THE TASK
Copy, exactly as written, the lines that begin at the one containing "Recreate this image" and end at the one containing "ax.set_yticks(ticks)". Skip any pictures in the data below.

INPUT FOR THIS TASK
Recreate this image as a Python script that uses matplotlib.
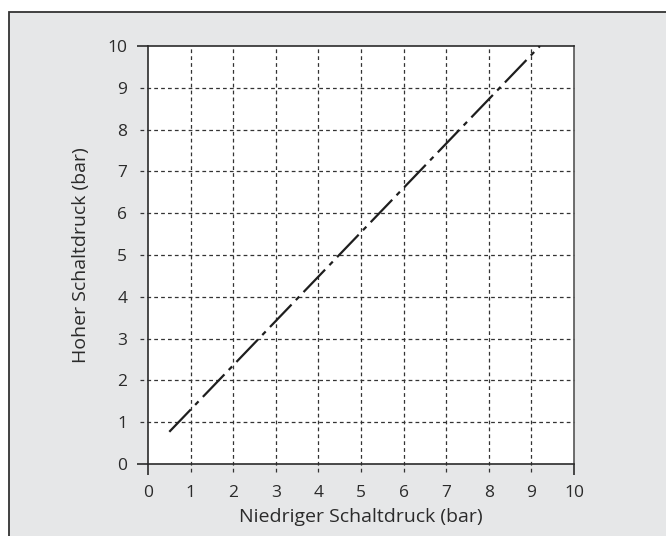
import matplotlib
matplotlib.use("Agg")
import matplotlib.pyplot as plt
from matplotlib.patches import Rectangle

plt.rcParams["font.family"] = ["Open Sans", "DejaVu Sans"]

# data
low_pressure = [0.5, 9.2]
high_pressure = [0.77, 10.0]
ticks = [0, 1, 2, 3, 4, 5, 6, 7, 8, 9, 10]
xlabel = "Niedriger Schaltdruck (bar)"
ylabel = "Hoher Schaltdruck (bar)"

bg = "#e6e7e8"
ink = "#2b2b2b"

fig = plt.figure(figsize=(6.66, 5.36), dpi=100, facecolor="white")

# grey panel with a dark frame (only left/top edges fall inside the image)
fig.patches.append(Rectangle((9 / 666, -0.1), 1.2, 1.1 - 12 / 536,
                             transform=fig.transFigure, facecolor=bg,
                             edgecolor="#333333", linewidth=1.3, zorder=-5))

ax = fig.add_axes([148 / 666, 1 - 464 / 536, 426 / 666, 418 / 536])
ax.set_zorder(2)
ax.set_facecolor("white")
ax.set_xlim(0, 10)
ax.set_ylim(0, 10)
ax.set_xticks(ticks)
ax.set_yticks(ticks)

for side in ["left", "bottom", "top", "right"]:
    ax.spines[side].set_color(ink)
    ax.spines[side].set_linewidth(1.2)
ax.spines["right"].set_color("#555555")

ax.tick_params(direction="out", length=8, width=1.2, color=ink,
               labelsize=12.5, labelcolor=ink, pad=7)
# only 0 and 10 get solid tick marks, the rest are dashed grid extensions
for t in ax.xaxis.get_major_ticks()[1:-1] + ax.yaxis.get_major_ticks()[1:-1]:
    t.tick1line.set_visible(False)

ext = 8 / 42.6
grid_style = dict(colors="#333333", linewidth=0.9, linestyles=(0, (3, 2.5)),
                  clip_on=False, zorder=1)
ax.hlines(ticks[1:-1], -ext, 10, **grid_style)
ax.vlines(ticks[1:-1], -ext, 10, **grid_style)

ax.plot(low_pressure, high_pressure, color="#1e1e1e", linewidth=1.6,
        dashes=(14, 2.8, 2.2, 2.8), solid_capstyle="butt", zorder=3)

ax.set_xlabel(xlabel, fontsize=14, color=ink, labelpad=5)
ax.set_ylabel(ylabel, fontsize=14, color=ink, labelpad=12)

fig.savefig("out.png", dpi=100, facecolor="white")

---

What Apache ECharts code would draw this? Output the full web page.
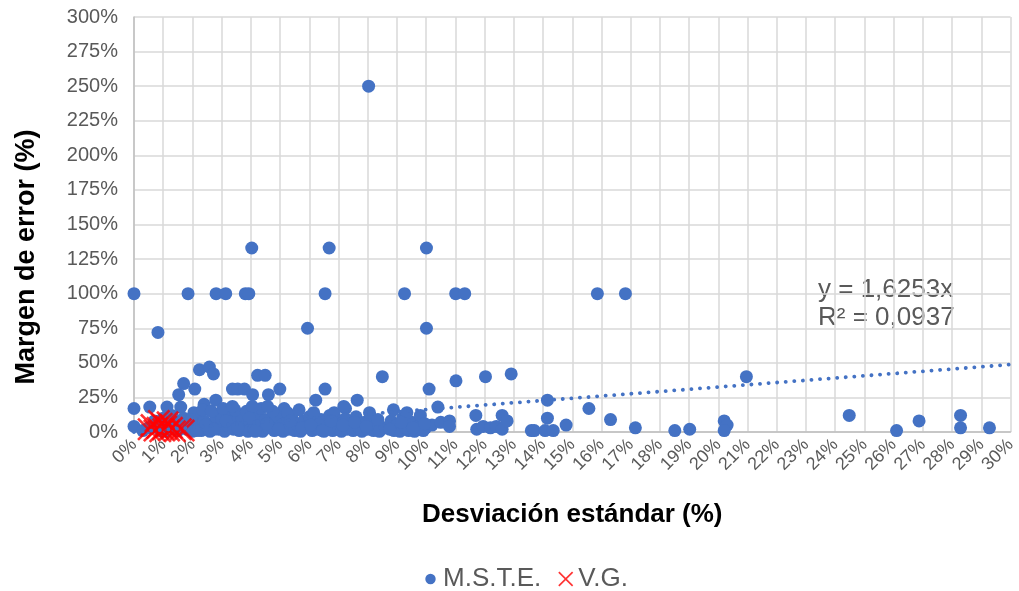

--

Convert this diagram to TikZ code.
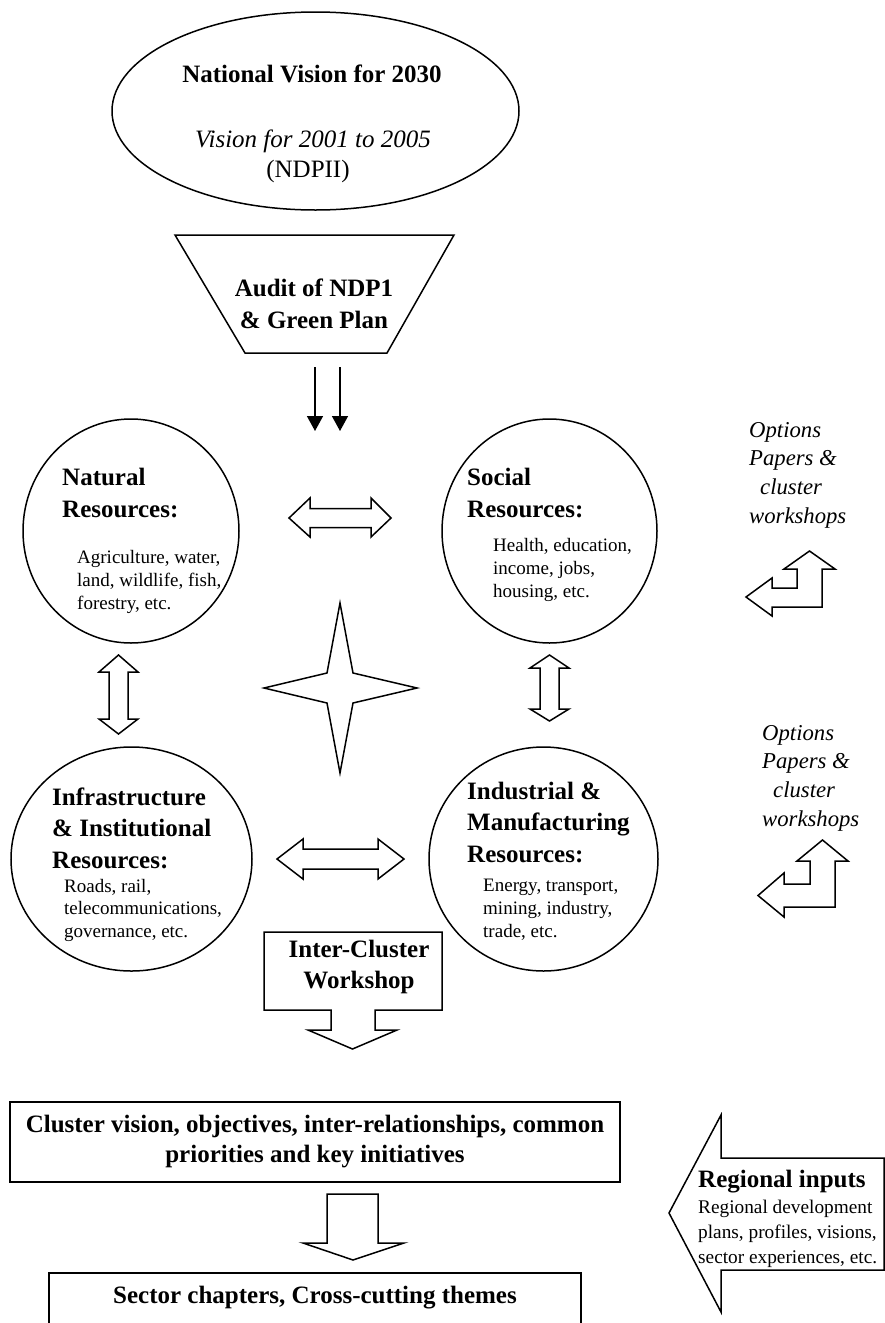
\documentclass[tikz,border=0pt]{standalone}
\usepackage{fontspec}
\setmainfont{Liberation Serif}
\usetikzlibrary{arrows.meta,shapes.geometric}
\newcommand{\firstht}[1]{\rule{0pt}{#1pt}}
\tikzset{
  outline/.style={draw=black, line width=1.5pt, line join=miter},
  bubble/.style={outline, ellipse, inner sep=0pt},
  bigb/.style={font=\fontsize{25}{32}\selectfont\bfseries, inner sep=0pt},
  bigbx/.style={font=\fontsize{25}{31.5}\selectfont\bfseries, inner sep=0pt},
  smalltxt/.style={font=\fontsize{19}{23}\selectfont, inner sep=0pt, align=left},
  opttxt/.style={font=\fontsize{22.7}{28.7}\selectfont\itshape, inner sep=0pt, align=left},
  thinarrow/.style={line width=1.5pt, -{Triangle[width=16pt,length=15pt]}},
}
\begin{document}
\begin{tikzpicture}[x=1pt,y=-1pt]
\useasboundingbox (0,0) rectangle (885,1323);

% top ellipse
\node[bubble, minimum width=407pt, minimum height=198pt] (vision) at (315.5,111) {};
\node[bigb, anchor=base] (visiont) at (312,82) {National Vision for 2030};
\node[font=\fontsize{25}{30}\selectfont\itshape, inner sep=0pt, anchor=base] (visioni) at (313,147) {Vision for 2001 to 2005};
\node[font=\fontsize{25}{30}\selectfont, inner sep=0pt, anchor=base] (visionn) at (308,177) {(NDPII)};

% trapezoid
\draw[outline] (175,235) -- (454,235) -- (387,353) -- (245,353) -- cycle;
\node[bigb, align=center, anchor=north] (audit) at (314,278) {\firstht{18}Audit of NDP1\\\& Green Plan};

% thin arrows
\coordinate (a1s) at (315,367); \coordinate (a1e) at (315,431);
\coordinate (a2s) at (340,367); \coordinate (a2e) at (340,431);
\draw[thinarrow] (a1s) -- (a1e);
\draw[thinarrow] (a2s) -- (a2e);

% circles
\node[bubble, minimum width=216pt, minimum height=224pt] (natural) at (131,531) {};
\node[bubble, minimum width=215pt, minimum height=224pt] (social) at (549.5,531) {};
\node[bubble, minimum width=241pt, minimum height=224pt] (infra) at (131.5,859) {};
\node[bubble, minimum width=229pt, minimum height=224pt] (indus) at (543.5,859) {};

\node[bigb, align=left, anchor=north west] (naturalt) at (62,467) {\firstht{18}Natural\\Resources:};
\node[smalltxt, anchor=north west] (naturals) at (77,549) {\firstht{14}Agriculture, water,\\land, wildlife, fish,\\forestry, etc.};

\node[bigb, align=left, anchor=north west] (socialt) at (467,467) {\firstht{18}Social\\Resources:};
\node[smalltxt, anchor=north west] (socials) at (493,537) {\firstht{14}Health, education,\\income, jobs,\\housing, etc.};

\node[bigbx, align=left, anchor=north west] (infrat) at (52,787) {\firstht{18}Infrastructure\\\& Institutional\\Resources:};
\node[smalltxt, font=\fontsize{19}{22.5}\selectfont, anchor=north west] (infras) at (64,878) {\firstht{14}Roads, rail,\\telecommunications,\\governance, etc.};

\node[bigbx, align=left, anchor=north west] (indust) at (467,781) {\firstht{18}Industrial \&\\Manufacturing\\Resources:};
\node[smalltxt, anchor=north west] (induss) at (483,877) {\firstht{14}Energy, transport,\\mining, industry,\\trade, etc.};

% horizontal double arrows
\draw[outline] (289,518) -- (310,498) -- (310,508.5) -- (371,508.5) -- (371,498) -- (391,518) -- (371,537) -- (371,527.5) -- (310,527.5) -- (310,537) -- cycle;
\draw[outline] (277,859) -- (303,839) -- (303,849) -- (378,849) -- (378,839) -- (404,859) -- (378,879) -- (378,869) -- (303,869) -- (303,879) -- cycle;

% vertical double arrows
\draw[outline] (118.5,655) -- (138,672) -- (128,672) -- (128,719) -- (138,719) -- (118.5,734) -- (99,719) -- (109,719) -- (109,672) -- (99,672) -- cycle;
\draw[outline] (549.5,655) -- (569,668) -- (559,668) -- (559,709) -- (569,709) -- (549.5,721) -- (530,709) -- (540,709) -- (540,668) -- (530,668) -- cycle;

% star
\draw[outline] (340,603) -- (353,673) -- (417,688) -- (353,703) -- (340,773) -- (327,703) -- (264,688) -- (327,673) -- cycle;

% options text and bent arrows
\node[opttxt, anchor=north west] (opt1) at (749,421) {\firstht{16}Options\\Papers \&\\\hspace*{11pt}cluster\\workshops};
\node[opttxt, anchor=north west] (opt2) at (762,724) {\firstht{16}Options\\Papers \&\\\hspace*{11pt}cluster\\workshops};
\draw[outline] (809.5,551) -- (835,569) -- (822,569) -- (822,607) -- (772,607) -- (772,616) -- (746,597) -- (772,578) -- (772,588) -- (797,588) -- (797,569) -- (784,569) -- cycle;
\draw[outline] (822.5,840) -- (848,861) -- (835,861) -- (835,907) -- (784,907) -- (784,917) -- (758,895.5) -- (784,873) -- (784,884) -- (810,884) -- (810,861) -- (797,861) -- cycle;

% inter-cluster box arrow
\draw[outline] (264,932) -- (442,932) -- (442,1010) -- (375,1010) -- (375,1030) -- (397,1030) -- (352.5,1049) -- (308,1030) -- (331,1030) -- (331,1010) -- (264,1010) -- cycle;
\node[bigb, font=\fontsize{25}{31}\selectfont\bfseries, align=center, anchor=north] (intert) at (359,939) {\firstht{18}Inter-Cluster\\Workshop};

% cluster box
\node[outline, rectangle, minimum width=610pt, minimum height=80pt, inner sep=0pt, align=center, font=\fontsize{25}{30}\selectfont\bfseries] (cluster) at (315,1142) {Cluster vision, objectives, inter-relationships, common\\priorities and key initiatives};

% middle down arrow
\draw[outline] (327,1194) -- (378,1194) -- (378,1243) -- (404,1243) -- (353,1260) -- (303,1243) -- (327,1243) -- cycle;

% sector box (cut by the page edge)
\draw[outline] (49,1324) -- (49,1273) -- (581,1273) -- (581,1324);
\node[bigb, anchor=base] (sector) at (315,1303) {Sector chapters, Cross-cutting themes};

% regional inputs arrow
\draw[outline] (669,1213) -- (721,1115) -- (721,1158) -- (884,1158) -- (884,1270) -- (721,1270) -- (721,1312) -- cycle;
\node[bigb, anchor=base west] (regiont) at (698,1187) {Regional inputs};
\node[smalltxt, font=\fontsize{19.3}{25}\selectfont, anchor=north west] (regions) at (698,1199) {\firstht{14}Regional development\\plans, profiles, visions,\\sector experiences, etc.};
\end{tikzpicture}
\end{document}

TASK RESULT
Recreate this image as a Python script that uses matplotlib.
import matplotlib
matplotlib.use("Agg")
import matplotlib.pyplot as plt
from matplotlib.patches import Rectangle

plt.rcParams["font.family"] = ["Open Sans", "DejaVu Sans"]

# data
low_pressure = [0.5, 9.2]
high_pressure = [0.77, 10.0]
ticks = [0, 1, 2, 3, 4, 5, 6, 7, 8, 9, 10]
xlabel = "Niedriger Schaltdruck (bar)"
ylabel = "Hoher Schaltdruck (bar)"

bg = "#e6e7e8"
ink = "#2b2b2b"

fig = plt.figure(figsize=(6.66, 5.36), dpi=100, facecolor="white")

# grey panel with a dark frame (only left/top edges fall inside the image)
fig.patches.append(Rectangle((9 / 666, -0.1), 1.2, 1.1 - 12 / 536,
                             transform=fig.transFigure, facecolor=bg,
                             edgecolor="#333333", linewidth=1.3, zorder=-5))

ax = fig.add_axes([148 / 666, 1 - 464 / 536, 426 / 666, 418 / 536])
ax.set_zorder(2)
ax.set_facecolor("white")
ax.set_xlim(0, 10)
ax.set_ylim(0, 10)
ax.set_xticks(ticks)
ax.set_yticks(ticks)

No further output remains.